9. Intellectual Property Architecture

The BATEN technology portfolio comprises approximately thirty patent applications across multiple families:

• Family A — Torsion-based deterministic LLM steering (A-Steer).
• Family B — Observation algebra and semantic collapse in configurable Hilbert spaces.
• Family C — Topological data structure and observer-relative causal integrity.
• Additional families — Semantic DSL, identity engine, Kronecker lattice scaling, forensic replay, causal certification.

The architecture enforces IP protection by design: critical algorithms execute exclusively in compiled Rust, with the frontend receiving only display-safe metadata.

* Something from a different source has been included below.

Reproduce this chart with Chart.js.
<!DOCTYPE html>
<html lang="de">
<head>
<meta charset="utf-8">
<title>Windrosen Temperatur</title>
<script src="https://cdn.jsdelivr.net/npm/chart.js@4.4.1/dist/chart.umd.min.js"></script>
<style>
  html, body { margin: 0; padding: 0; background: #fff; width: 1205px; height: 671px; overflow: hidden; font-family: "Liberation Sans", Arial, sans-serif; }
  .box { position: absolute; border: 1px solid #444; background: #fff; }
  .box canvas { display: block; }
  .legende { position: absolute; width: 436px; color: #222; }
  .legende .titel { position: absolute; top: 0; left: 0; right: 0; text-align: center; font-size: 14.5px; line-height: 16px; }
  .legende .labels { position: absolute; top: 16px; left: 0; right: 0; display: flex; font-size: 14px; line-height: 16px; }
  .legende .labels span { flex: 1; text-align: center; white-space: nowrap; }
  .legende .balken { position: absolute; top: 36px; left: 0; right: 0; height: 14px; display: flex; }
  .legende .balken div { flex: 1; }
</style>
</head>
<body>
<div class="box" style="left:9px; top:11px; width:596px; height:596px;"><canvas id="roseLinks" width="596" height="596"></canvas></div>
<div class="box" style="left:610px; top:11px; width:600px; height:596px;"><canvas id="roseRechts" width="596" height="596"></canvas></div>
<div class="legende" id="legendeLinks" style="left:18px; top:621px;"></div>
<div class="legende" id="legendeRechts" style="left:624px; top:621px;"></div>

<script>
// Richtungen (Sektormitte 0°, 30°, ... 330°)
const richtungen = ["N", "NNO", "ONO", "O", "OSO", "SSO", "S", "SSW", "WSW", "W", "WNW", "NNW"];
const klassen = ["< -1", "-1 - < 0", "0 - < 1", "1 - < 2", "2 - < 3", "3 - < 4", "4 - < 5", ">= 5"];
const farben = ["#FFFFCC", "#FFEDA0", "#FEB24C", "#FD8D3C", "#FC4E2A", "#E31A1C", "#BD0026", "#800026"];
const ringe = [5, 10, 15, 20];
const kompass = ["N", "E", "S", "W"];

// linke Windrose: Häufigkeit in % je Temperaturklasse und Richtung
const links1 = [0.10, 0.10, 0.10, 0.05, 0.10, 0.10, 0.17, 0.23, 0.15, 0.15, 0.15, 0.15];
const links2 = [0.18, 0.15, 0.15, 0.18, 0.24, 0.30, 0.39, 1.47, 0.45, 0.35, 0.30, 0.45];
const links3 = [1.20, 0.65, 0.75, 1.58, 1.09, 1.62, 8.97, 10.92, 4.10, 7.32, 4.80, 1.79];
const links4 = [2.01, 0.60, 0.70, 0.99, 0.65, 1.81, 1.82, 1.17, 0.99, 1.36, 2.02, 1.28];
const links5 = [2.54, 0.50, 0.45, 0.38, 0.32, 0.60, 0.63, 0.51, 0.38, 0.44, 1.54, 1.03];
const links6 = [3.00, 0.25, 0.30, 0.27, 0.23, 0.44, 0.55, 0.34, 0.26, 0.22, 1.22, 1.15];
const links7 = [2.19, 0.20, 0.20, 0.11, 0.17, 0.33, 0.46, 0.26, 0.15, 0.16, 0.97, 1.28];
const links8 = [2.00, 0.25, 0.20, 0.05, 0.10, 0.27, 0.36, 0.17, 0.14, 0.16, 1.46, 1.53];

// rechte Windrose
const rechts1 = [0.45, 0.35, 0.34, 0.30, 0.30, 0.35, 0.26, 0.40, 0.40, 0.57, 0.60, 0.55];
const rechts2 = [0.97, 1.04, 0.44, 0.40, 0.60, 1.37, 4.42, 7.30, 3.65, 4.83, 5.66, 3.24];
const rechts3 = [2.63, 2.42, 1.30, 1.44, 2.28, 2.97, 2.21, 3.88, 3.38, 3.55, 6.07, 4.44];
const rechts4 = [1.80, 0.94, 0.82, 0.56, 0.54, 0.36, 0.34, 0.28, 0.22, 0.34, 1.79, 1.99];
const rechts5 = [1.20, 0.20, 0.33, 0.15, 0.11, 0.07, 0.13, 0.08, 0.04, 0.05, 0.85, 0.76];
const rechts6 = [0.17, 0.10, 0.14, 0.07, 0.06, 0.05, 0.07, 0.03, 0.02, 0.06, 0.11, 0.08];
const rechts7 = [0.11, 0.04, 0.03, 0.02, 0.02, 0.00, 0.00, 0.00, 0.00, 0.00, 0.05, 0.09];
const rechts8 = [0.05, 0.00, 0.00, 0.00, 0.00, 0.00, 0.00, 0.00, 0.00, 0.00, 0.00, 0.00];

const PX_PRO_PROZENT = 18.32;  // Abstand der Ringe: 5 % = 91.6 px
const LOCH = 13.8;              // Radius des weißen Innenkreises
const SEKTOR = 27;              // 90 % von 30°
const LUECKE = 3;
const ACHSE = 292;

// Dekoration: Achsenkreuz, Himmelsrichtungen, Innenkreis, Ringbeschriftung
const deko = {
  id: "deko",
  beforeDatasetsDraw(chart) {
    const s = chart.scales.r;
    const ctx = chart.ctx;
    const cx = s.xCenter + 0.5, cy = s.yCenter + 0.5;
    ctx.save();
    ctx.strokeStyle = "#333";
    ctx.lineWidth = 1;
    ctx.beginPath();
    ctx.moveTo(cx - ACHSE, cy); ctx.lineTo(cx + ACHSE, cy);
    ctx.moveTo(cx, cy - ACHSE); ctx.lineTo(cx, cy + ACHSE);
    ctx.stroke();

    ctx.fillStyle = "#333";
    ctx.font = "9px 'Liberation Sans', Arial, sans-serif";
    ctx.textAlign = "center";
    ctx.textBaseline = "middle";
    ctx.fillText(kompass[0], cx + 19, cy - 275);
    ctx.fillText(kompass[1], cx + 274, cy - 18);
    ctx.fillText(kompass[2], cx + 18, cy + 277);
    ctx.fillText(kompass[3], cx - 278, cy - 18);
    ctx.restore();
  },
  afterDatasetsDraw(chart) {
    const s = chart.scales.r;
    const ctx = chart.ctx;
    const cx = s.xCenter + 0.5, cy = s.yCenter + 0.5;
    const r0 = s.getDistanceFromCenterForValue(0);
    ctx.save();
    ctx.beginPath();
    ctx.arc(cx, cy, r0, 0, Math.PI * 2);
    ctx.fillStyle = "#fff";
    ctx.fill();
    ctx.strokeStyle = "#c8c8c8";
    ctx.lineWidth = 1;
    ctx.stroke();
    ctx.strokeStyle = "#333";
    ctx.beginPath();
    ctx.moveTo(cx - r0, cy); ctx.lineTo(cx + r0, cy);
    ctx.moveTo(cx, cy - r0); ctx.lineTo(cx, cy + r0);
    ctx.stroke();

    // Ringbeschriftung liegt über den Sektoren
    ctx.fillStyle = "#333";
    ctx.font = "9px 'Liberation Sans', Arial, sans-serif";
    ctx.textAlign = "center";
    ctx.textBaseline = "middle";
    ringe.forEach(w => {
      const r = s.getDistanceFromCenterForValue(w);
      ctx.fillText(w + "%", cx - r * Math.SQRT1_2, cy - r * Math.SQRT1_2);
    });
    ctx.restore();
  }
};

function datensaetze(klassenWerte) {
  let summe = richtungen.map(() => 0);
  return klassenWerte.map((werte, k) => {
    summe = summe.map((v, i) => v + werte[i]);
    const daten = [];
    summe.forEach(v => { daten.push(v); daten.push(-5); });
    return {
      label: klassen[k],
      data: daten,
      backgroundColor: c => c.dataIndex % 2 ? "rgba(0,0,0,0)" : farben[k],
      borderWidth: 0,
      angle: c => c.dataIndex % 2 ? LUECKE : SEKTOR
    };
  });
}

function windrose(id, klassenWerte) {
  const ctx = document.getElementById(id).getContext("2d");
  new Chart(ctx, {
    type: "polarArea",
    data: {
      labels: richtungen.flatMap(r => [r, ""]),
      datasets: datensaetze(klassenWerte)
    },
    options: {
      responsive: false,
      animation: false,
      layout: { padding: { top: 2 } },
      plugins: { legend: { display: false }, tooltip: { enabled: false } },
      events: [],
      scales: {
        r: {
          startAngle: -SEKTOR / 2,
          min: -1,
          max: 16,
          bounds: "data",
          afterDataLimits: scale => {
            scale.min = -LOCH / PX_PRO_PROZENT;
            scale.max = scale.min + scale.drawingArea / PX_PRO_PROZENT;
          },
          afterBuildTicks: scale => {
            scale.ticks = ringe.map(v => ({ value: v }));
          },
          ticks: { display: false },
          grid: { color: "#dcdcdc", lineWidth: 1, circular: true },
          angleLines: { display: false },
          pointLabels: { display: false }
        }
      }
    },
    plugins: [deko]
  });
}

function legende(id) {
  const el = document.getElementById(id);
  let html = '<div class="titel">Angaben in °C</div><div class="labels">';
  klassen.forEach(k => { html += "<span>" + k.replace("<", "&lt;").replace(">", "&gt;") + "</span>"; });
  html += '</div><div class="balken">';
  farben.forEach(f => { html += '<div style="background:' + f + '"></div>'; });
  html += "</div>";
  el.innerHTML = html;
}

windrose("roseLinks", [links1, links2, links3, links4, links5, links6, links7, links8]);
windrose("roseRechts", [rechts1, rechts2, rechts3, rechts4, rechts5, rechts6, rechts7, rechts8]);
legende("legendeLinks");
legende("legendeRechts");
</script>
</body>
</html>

10. Performance Characteristics

11. Roadmap and Availability

Current Status (February 2026)

• V.18.8 of the cockpit is feature-complete with all core systems operational.
• The quantum core, Sigma engine, Hub-Bus DSL, and Zahir block system are implemented and tested.
• Full i18n support (English, French, German, Spanish, Arabic).

Public Beta — Q2 2026

The public beta will provide GUEST tier access (L4/L16, PULSE model, A-Steer ON) for evaluation, registered users (Tier D) with basic parameter access, and progressive unlock of higher tiers with advanced lattice depths and creative modes.

Enterprise Availability

Enterprise deployment (on-premise, air-gapped, custom models) will follow the public beta, with multi-tenant Zahir integration and causal certification for regulated industries.

12. Conclusion

BATEN represents a paradigm shift in how we interact with Large Language Models. By substituting probabilistic prompt engineering with formal physical laws, the engine achieves what no purely statistical approach can: deterministic, auditable, reproducible control over LLM output.

The mathematical framework — real-valued Hilbert spaces, Kronecker-scaled lattices, Shannon entropy-based observation, torsion-governed steering — provides a rigorous foundation that is both theoretically sound and practically effective.

The engine's model-agnostic, offline-first architecture positions BATEN not as a competitor to existing LLM providers, but as the governance layer that any LLM deployment requires for production-grade reliability.

BATEN is physics applied to thought. And physics does not hallucinate.